The prediction system can be optimized for different usage and operation, such as to increase a cassette utilization percentage, reducing a total number of clearing trips, and/or reducing outage (and thus increasing service availability). The system can be configured for simultaneous operation against live production data as an automatic monitoring system that is able to run autonomously or semi-autonomously to control replenishment operations predictively.

In some embodiments, the generated replenishment control commands can be generated with entropy to modify path and operational timing by injecting noise to make cash-in-transit operations less vulnerable to physical attack by adding unpredictability. However, this noise injection will also reduce the tracking to optimal replenishment timing. As a physical output, a graphical user interface, such as a dashboard, can be rendered that visualizes live withdrawal patterns, enabling a user to make informed decisions and respond quickly to cash demand. In application, this approach was found to reduce cash replenishment lead times from up to 36 hours down to just 15 minutes.

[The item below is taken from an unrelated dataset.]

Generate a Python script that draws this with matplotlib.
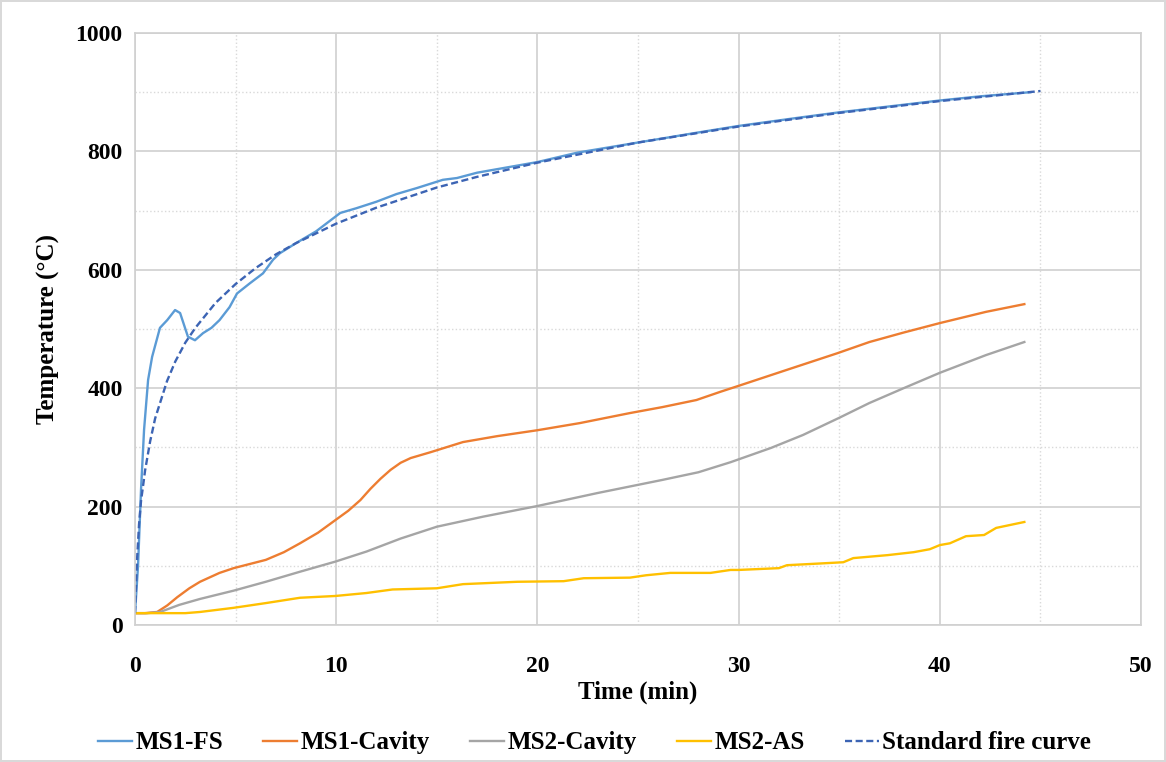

In some embodiments, there may be a plurality of ATM groups where multiple ATMs at a particular location can be selectively replenished. In each ATM group (e.g., five ATMs) in a same location serving customers exiting an entrance of a stadium. If an ATM is out of physical notes, a user may simply utilize another ATM that has notes. In this variation, every ATM of each ATM is considered to be a member of a group where an outage is only tracked when a total of all of the ATMs in the group has decreased below a threshold of notes or other dispensed physical objects.

The foregoing has outlined the features and technical advantages in order that the detailed description that follows may be better understood. Additional features and advantages will be described hereinafter. It should be appreciated by those skilled in the art that the conception and specific embodiment disclosed may be readily utilized as a basis for modifying or designing other structures. It should also be realized by those skilled in the art that such equivalent constructions do not depart from the spirit and scope of the embodiments described herein. The novel features which are believed to be characteristic of the invention, both as to its organization and method of operation, together with further objects and advantages will be better understood from the following description when considered in connection with the accompanying figures. It is to be expressly understood, however, that each of the figures is provided for the purpose of illustration and description only and is not intended as a definition of the limits of the embodiments described herein.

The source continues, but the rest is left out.